Dataset content →
#####

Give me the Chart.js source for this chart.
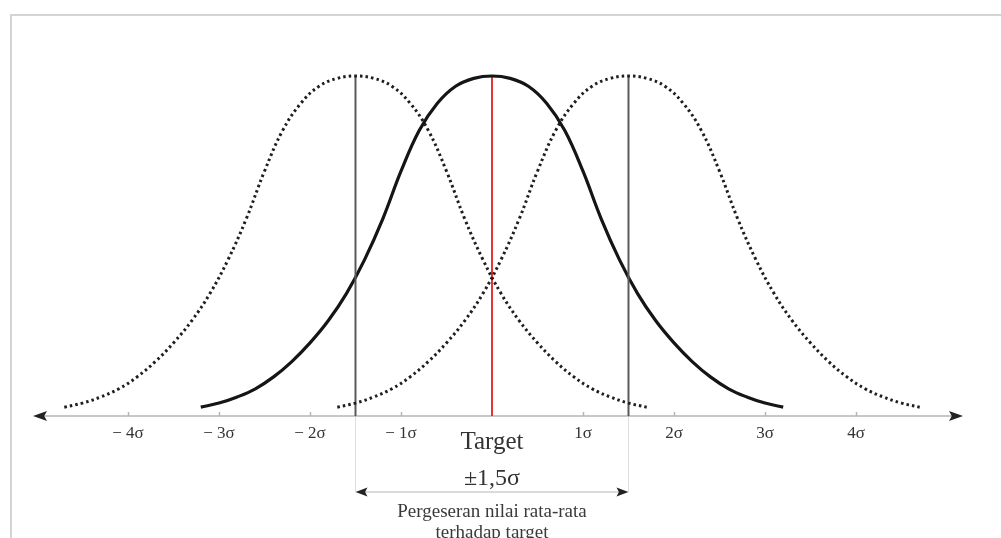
<!DOCTYPE html>
<html lang="id">
  <head>
    <meta charset="UTF-8" />
    <title>Pergeseran 1,5 sigma</title>
    <script src="https://cdn.jsdelivr.net/npm/chart.js"></script>
    <style>
      body {
        margin: 0;
        background: #fff;
      }
      .wrap {
        position: relative;
        width: 1001px;
        height: 538px;
      }
    </style>
  </head>
  <body>
    <div class="wrap">
      <canvas id="chart"></canvas>
    </div>

    <script>
      // curve positions in sigma units, heights in % of the peak
      const solidX = [-3.2, -3.0, -2.8, -2.6, -2.4, -2.2, -2.0, -1.8, -1.6, -1.4, -1.2, -1.0, -0.8, -0.6, -0.4, -0.2, 0,
        0.2, 0.4, 0.6, 0.8, 1.0, 1.2, 1.4, 1.6, 1.8, 2.0, 2.2, 2.4, 2.6, 2.8, 3.0, 3.2];
      const solidY = [2.6, 3.8, 5.6, 8, 11.5, 16, 21.5, 28, 36, 46, 58, 72, 84, 92, 97, 99.3, 100,
        99.3, 97, 92, 84, 72, 58, 46, 36, 28, 21.5, 16, 11.5, 8, 5.6, 3.8, 2.6];

      const leftX = [-4.7, -4.5, -4.3, -4.1, -3.9, -3.7, -3.5, -3.3, -3.1, -2.9, -2.7, -2.5, -2.3, -2.1, -1.9, -1.7, -1.5,
        -1.3, -1.1, -0.9, -0.7, -0.5, -0.3, -0.1, 0.1, 0.3, 0.5, 0.7, 0.9, 1.1, 1.3, 1.5, 1.7];
      const rightX = [-1.7, -1.5, -1.3, -1.1, -0.9, -0.7, -0.5, -0.3, -0.1, 0.1, 0.3, 0.5, 0.7, 0.9, 1.1, 1.3, 1.5,
        1.7, 1.9, 2.1, 2.3, 2.5, 2.7, 2.9, 3.1, 3.3, 3.5, 3.7, 3.9, 4.1, 4.3, 4.5, 4.7];
      const dottedY = [2.6, 3.8, 5.6, 8, 11.5, 16, 21.5, 28, 36, 46, 58, 72, 84, 92, 97, 99.3, 100,
        99.3, 97, 92, 84, 72, 58, 46, 36, 28, 21.5, 16, 11.5, 8, 5.6, 3.8, 2.6];

      const shiftMarks = [-1.5, 1.5];
      const targetMark = 0;

      const tickValues = [-4, -3, -2, -1, 1, 2, 3, 4];
      const tickLabels = ["\u2212 4\u03c3", "\u2212 3\u03c3", "\u2212 2\u03c3", "\u2212 1\u03c3", "1\u03c3", "2\u03c3", "3\u03c3", "4\u03c3"];

      const pts = (xs, ys) => xs.map((x, i) => ({ x: x, y: ys[i] }));
      const vline = (x) => [{ x: x, y: 0 }, { x: x, y: 100 }];

      function arrowHead(c, tipX, y, dir, len, half) {
        c.beginPath();
        c.moveTo(tipX, y);
        c.lineTo(tipX + dir * len, y - half);
        c.lineTo(tipX + dir * len * 0.8, y);
        c.lineTo(tipX + dir * len, y + half);
        c.closePath();
        c.fill();
      }

      const decor = {
        id: "decor",
        beforeDatasetsDraw(chart) {
          const c = chart.ctx;
          const xs = chart.scales.x;
          const ys = chart.scales.y;
          const base = ys.getPixelForValue(0);
          c.save();
          // frame
          c.strokeStyle = "#d4d4d4";
          c.lineWidth = 2;
          c.beginPath();
          c.moveTo(1001, 15);
          c.lineTo(11, 15);
          c.lineTo(11, 538);
          c.stroke();

          // faint guides under the axis
          c.strokeStyle = "#dddddd";
          c.lineWidth = 1;
          shiftMarks.forEach((m) => {
            const px = Math.round(xs.getPixelForValue(m)) + 0.5;
            c.beginPath();
            c.moveTo(px, base);
            c.lineTo(px, base + 76);
            c.stroke();
          });

          // axis
          c.strokeStyle = "#b5b5b5";
          c.lineWidth = 1.5;
          c.beginPath();
          c.moveTo(chart.chartArea.left + 6, base);
          c.lineTo(chart.chartArea.right - 6, base);
          c.stroke();
          tickValues.forEach((v) => {
            const px = Math.round(xs.getPixelForValue(v)) + 0.5;
            c.beginPath();
            c.moveTo(px, base);
            c.lineTo(px, base - 4);
            c.stroke();
          });
          c.fillStyle = "#222";
          arrowHead(c, chart.chartArea.left, base, 1, 14, 5);
          arrowHead(c, chart.chartArea.right, base, -1, 14, 5);

          // tick labels
          c.fillStyle = "#333";
          c.font = "17px 'Liberation Serif'";
          c.textAlign = "center";
          c.textBaseline = "middle";
          tickValues.forEach((v, i) => {
            c.fillText(tickLabels[i], xs.getPixelForValue(v), base + 18);
          });
          const cx = xs.getPixelForValue(targetMark);
          c.font = "25px 'Liberation Serif'";
          c.fillText("Target", cx, base + 26);

          // shift annotation
          c.font = "24px 'Liberation Serif'";
          c.fillText("\u00b11,5\u03c3", cx, base + 63);
          const ay = base + 76;
          const ax1 = xs.getPixelForValue(shiftMarks[0]);
          const ax2 = xs.getPixelForValue(shiftMarks[1]);
          c.strokeStyle = "#b5b5b5";
          c.lineWidth = 1.2;
          c.beginPath();
          c.moveTo(ax1 + 6, ay);
          c.lineTo(ax2 - 6, ay);
          c.stroke();
          c.fillStyle = "#222";
          arrowHead(c, ax1, ay, 1, 12, 4.5);
          arrowHead(c, ax2, ay, -1, 12, 4.5);
          c.fillStyle = "#3a3a3a";
          c.font = "19px 'Liberation Serif'";
          c.fillText("Pergeseran nilai rata-rata", cx, base + 96);
          c.fillText("terhadap target", cx, base + 117);
          c.restore();
        },
      };

      const dotted = {
        showLine: true,
        borderColor: "#1e1e1e",
        borderWidth: 3,
        borderDash: [2.5, 3.1],
        borderCapStyle: "butt",
        pointRadius: 0,
        tension: 0.4,
        clip: false,
      };

      new Chart(document.getElementById("chart"), {
        type: "scatter",
        data: {
          datasets: [
            Object.assign({ label: "Pergeseran kiri", data: pts(leftX, dottedY) }, dotted),
            Object.assign({ label: "Pergeseran kanan", data: pts(rightX, dottedY) }, dotted),
            {
              label: "-1,5 sigma",
              data: vline(shiftMarks[0]),
              showLine: true,
              borderColor: "#5a5a5a",
              borderWidth: 2,
              pointRadius: 0,
              clip: false,
            },
            {
              label: "+1,5 sigma",
              data: vline(shiftMarks[1]),
              showLine: true,
              borderColor: "#5a5a5a",
              borderWidth: 2,
              pointRadius: 0,
              clip: false,
            },
            {
              label: "Distribusi",
              data: pts(solidX, solidY),
              showLine: true,
              borderColor: "#151515",
              borderWidth: 3.2,
              pointRadius: 0,
              tension: 0.4,
              clip: false,
            },
            {
              label: "Target",
              data: vline(targetMark),
              showLine: true,
              borderColor: "#e41e1e",
              borderWidth: 1.8,
              pointRadius: 0,
              clip: false,
            },
          ],
        },
        options: {
          responsive: true,
          maintainAspectRatio: false,
          animation: false,
          layout: {
            padding: { left: 33, right: 38, top: 76, bottom: 122 },
          },
          plugins: {
            legend: { display: false },
            tooltip: { enabled: false },
          },
          scales: {
            x: { type: "linear", display: false, min: -5.044, max: 5.176 },
            y: { display: false, min: 0, max: 100 },
          },
        },
        plugins: [decor],
      });
    </script>
  </body>
</html>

#####

Objective →
Return all lines of the material above in which the word "chart" occurs.

Result below →
Give me the Chart.js source for this chart.
    <script src="https://cdn.jsdelivr.net/npm/chart.js"></script>
      <canvas id="chart"></canvas>
        beforeDatasetsDraw(chart) {
          const c = chart.ctx;
          const xs = chart.scales.x;
          const ys = chart.scales.y;
          c.moveTo(chart.chartArea.left + 6, base);
          c.lineTo(chart.chartArea.right - 6, base);
          arrowHead(c, chart.chartArea.left, base, 1, 14, 5);
          arrowHead(c, chart.chartArea.right, base, -1, 14, 5);
      new Chart(document.getElementById("chart"), {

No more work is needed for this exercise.